If my algebraic memory is correct from several decades ago, the flaw is:
[X(2) - Y(2)] is not the same as [(X-Y)(X+Y)]
because
[(X-Y)(X+Y)] is equal to [ X(2) - 2XY + Y(2) ]
The "factoring" of [X(2) - Y(2)] is erroneous.
Jurassic math major,
Alan Steward
At 18:15 07/30/2001 -0400, you wrote:
>Congratulations! you found the flaw.
>I've always taught that "cancelling" is a dirty word and should not be used.
>Too many teachers use that word and what they should be saying is that we
>"divide" both sides by x - y (or whatever they are dividing by)
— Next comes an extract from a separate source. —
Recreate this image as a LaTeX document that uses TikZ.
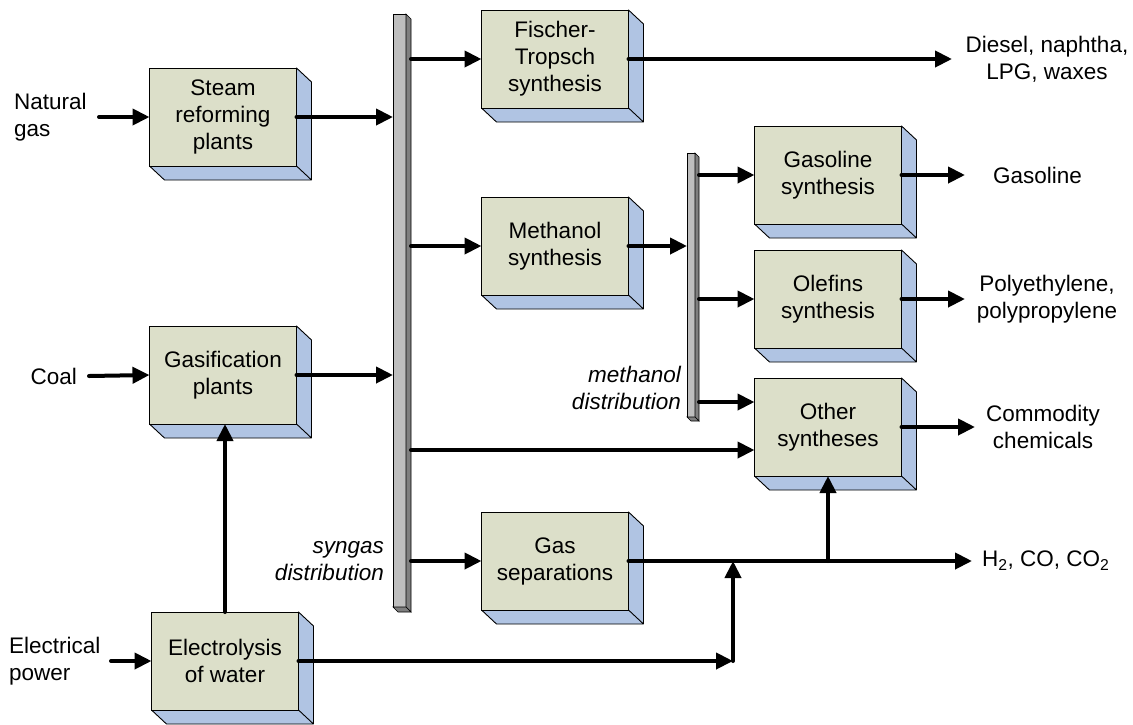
\documentclass[tikz,border=0pt]{standalone}
\usepackage{fontspec}
\setmainfont{Liberation Sans}
\usetikzlibrary{arrows.meta,calc}
\definecolor{frontc}{HTML}{DCDFC9}
\definecolor{depthc}{HTML}{B0C4E3}
\definecolor{barf}{HTML}{BEBEBE}
\definecolor{bars}{HTML}{7F7F7F}
\tikzset{
  pbox/.style={draw=black, line width=0.9pt, fill=frontc, minimum width=147pt, minimum height=98pt,
    inner sep=0pt, outer sep=0pt, align=center, font=\fontsize{22.5}{27}\selectfont},
  depthface/.style={fill=depthc, draw=black, line width=0.9pt, line join=round},
  barface/.style={draw=black, line width=0.6pt, fill=barf, inner sep=0pt, outer sep=0pt},
  barside/.style={draw=black, line width=0.6pt, fill=bars},
  arr/.style={line width=4pt, -{Triangle[length=17pt,width=16pt]}, line cap=round},
  lbl/.style={font=\fontsize{22.5}{27}\selectfont, inner sep=0pt},
  ilbl/.style={font=\fontsize{22.5}{27}\selectfont\itshape, inner sep=0pt, align=right},
}
\newcommand\pb[4]{%
  \filldraw[depthface, shift={(#2,#3)}] (73.5,-49) -- (88.5,-35) -- (88.5,63) -- (-58.5,63) -- (-73.5,49) -- (73.5,49) -- cycle (73.5,49) -- (88.5,63);
  \node[pbox] (#1) at (#2,#3) {#4};}
\begin{document}
\begin{tikzpicture}[x=1pt,y=-1pt]
\useasboundingbox (0,0) rectangle (1133,724);

% process boxes
\pb{steam}{223}{117}{Steam\\reforming\\plants}
\pb{gas}{223}{375}{Gasification\\plants}
\pb{elec}{225}{661}{Electrolysis\\of water}
\pb{ft}{555}{59}{Fischer-\\Tropsch\\synthesis}
\pb{meth}{555}{246}{Methanol\\synthesis}
\pb{gsep}{555}{561}{Gas\\separations}
\pb{gsl}{828}{175}{Gasoline\\synthesis}
\pb{ole}{828}{299}{Olefins\\synthesis}
\pb{oth}{828}{427}{Other\\syntheses}

% syngas distribution bar
\node[barface, minimum width=13pt, minimum height=593pt] (syn) at (399.5,310.5) {};
\filldraw[barside] (syn.north east) -- ++(5,5) -- ($(syn.south east)+(5,5)$) -- (syn.south east) -- cycle;
\filldraw[barside] (syn.south west) -- ++(5,5) -- ($(syn.south east)+(5,5)$) -- (syn.south east) -- cycle;
\coordinate (synr) at ($(syn.east)+(5,0)$);

% methanol distribution bar
\node[barface, minimum width=8pt, minimum height=264pt] (mb) at (691,285) {};
\filldraw[barside] (mb.north east) -- ++(4,4) -- ($(mb.south east)+(4,4)$) -- (mb.south east) -- cycle;
\filldraw[barside] (mb.south west) -- ++(4,4) -- ($(mb.south east)+(4,4)$) -- (mb.south east) -- cycle;
\coordinate (mbr) at ($(mb.east)+(4,0)$);

% labels
\node[lbl, anchor=west, align=left] (ng) at (14,117) {Natural\\gas};
\node[lbl, anchor=east] (coal) at (77,376) {Coal};
\node[lbl, anchor=west, align=left] (pw) at (9,661) {Electrical\\power};
\node[lbl, align=center] (dsl) at (1047,59) {Diesel, naphtha,\\LPG, waxes};
\node[lbl, anchor=west] (gline) at (993,175) {Gasoline};
\node[lbl, align=center] (poly) at (1047,299) {Polyethylene,\\polypropylene};
\node[lbl, align=center] (comm) at (1043,427) {Commodity\\chemicals};
\node[lbl, anchor=west] (h2) at (982,561) {H\textsubscript{2}, CO, CO\textsubscript{2}};
\node[ilbl, anchor=east] (sd) at (384,561) {syngas\\distribution};
\node[ilbl, anchor=east] (md) at (681,388) {methanol\\distribution};

% coordinates
\coordinate (ngs) at (99,117);
\coordinate (coals) at (89,376);
\coordinate (pws) at (111,661);
\coordinate (dslt) at (952,59);
\coordinate (gslt) at (965,175);
\coordinate (olet) at (965,299);
\coordinate (otht) at (975,427);
\coordinate (h2t) at (972,561);
\coordinate (o1) at ($(oth.west)+(0,-25)$);
\coordinate (o2) at ($(oth.west)+(0,23)$);
\coordinate (j1) at (733,661);
\coordinate (j2) at (733,561);
\coordinate (j3) at (oth.south |- gsep.east);

% inputs
\draw[arr] (ngs) -- (steam.west);
\draw[arr] (coals) -- (gas.west);
\draw[arr] (pws) -- (elec.west);
\draw[arr] (steam.east) -- (syn.west |- steam.east);
\draw[arr] (gas.east) -- (syn.west |- gas.east);
\draw[arr] (elec.north) -- (elec.north |- gas.south);
\draw[arr] (elec.east) -- (j1);
\draw[arr] (j1) -- (j2);

% syngas distribution
\draw[arr] (synr |- ft.west) -- (ft.west);
\draw[arr] (synr |- meth.west) -- (meth.west);
\draw[arr] (synr |- o2) -- (o2);
\draw[arr] (synr |- gsep.west) -- (gsep.west);

% methanol
\draw[arr] (meth.east) -- (mb.west |- meth.east);
\draw[arr] (mbr |- gsl.west) -- (gsl.west);
\draw[arr] (mbr |- ole.west) -- (ole.west);
\draw[arr] (mbr |- o1) -- (o1);

% outputs
\draw[arr] (ft.east) -- (dslt);
\draw[arr] (gsl.east) -- (gslt);
\draw[arr] (ole.east) -- (olet);
\draw[arr] (oth.east) -- (otht);
\draw[arr] (gsep.east) -- (h2t);
\draw[arr] (j3) -- (oth.south);
\end{tikzpicture}
\end{document}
>----- Original Message -----
>From: "ForenSys" <[EMAIL PROTECTED]>
>To: <[EMAIL PROTECTED]>
>Sent: Monday, July 30, 2001 6:06 PM
>Subject: Re: RBDos 6.5++ LASTKEY function seems faulty
>
>
> > > (x-y) (x+y) = y(x-y)
> >
> > Of course, you can't divide both sides by (x-y) because x-y=0 and you
>can't
> > divide by zero.
> >
> > BUT, if TOLERANCE is set greater than or equal to 1, then 1=2 in RBase.
> >
> > Regards,
> >
> > Stephen Markson
> > ForenSys The Forensic Systems Group
> > www.ForensicSystemsGroup.com
> > 416 482 2140
> >
> > ----- Original Message -----
> > From: "Bernard Lis" <[EMAIL PROTECTED]>
> > To: <[EMAIL PROTECTED]>
> > Sent: Sunday, July 29, 2001 3:15 PM
> > Subject: Re: RBDos 6.5++ LASTKEY function seems faulty
> >
> >
> > > I can't resist this -- your while 2 > 1 reminded me that 2 is really
> > > equal to 1. Proof follows:
> > >
> > > x=1 y=1 therefore x = y
> > > multiplying both sides by x gives
> > > x(2) = xy that's read as x squared
> > > subtracting y(2) from both sides we get
> > > x(2) - y(2) = xy - y(2)
> > > factoring: difference of 2 squares and common factor
> > > (x-y) (x+y) = y(x-y)
> > > canceling x-y on both sides we get:
> > > x + y = y or
> > > 2 = 1
> > >
> > > Yours truly,
> > > Bernie Lis
> >
> >